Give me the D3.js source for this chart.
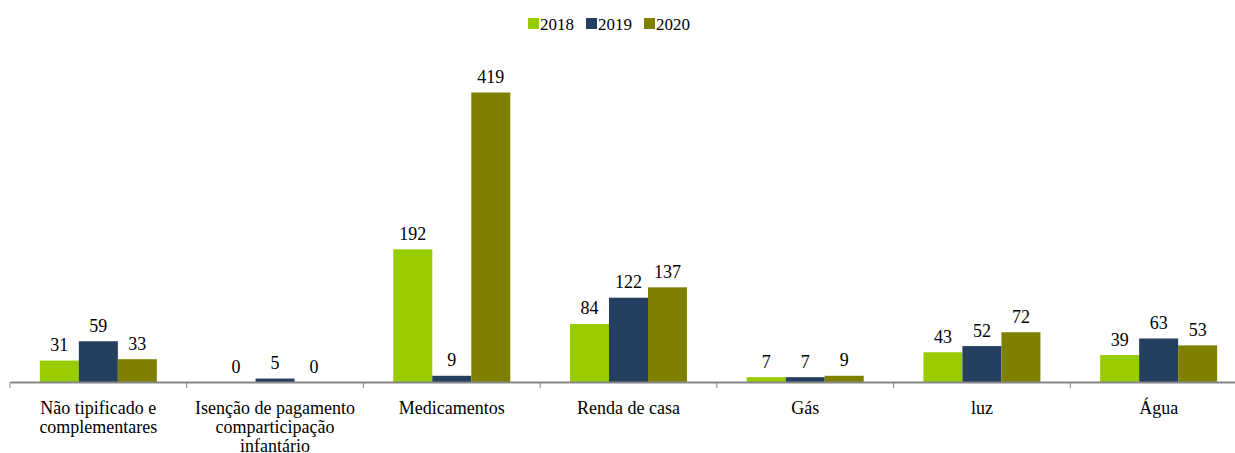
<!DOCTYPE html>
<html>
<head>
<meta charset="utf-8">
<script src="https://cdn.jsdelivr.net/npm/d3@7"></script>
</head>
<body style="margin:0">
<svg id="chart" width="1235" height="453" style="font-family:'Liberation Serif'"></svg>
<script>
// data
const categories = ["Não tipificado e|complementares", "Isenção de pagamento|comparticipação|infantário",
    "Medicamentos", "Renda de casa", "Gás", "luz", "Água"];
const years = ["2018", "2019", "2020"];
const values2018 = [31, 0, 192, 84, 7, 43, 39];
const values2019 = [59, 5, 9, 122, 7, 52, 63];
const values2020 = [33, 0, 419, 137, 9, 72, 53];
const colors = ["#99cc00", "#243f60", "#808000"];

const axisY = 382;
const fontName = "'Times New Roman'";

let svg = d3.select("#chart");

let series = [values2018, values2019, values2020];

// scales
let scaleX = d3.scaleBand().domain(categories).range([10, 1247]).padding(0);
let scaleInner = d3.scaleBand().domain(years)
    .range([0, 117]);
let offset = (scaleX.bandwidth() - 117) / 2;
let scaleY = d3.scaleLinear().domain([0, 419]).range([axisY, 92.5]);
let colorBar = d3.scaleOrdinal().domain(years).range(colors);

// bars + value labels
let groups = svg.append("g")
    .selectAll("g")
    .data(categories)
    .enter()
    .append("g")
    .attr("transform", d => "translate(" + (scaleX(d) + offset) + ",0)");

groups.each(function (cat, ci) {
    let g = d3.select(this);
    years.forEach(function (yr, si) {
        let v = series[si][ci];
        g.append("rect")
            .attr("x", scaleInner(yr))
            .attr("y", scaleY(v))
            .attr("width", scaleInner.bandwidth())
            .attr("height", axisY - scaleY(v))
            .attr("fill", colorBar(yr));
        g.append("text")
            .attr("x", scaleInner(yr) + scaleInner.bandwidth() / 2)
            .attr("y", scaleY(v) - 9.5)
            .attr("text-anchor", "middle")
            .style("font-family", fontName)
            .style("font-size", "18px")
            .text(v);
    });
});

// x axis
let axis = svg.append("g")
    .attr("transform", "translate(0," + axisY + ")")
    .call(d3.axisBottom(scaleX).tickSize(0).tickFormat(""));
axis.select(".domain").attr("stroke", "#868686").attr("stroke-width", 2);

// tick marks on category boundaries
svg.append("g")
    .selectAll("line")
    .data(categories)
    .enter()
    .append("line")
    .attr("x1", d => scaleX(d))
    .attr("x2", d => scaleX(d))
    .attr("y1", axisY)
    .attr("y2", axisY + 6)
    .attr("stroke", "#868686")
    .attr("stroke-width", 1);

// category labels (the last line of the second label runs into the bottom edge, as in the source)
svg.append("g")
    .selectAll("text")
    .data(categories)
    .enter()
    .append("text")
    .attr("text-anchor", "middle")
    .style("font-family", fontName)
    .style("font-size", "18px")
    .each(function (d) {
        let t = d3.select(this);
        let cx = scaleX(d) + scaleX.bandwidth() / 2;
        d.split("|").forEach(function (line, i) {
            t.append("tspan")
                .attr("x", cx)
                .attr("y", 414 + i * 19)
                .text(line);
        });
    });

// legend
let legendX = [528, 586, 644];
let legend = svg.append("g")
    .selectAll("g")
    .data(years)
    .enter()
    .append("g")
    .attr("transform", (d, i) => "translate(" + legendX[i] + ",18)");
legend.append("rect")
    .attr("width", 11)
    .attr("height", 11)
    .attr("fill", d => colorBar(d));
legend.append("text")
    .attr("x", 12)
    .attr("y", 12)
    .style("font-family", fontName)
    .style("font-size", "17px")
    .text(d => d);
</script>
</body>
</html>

--

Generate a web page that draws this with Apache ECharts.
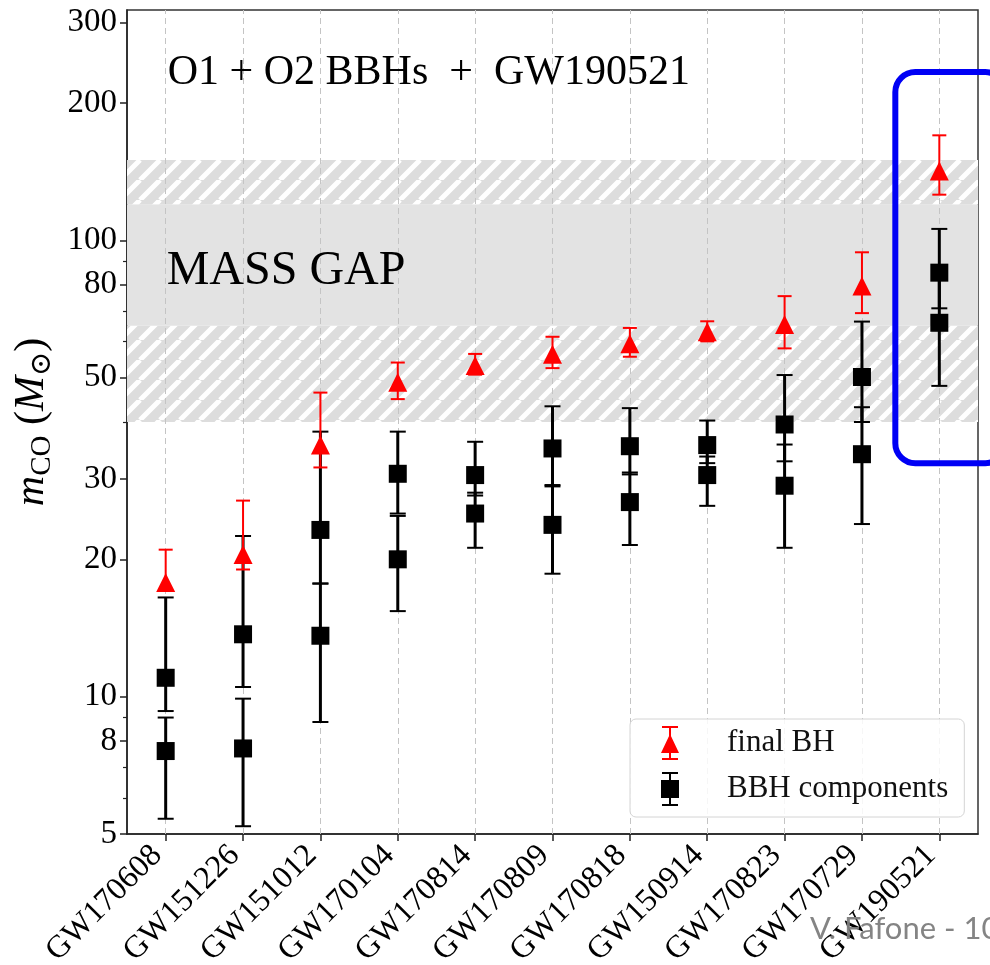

**Work instructions:** Start at the line above containing "Give me the D3.js source for this chart." and stop at the line containing "(scaleX(d) + offset)": print those lines and everything between them exactly, but not the pictures.

**Answer:**
Give me the D3.js source for this chart.
<!DOCTYPE html>
<html>
<head>
<meta charset="utf-8">
<script src="https://cdn.jsdelivr.net/npm/d3@7"></script>
</head>
<body style="margin:0">
<svg id="chart" width="1235" height="453" style="font-family:'Liberation Serif'"></svg>
<script>
// data
const categories = ["Não tipificado e|complementares", "Isenção de pagamento|comparticipação|infantário",
    "Medicamentos", "Renda de casa", "Gás", "luz", "Água"];
const years = ["2018", "2019", "2020"];
const values2018 = [31, 0, 192, 84, 7, 43, 39];
const values2019 = [59, 5, 9, 122, 7, 52, 63];
const values2020 = [33, 0, 419, 137, 9, 72, 53];
const colors = ["#99cc00", "#243f60", "#808000"];

const axisY = 382;
const fontName = "'Times New Roman'";

let svg = d3.select("#chart");

let series = [values2018, values2019, values2020];

// scales
let scaleX = d3.scaleBand().domain(categories).range([10, 1247]).padding(0);
let scaleInner = d3.scaleBand().domain(years)
    .range([0, 117]);
let offset = (scaleX.bandwidth() - 117) / 2;
let scaleY = d3.scaleLinear().domain([0, 419]).range([axisY, 92.5]);
let colorBar = d3.scaleOrdinal().domain(years).range(colors);

// bars + value labels
let groups = svg.append("g")
    .selectAll("g")
    .data(categories)
    .enter()
    .append("g")
    .attr("transform", d => "translate(" + (scaleX(d) + offset) + ",0)");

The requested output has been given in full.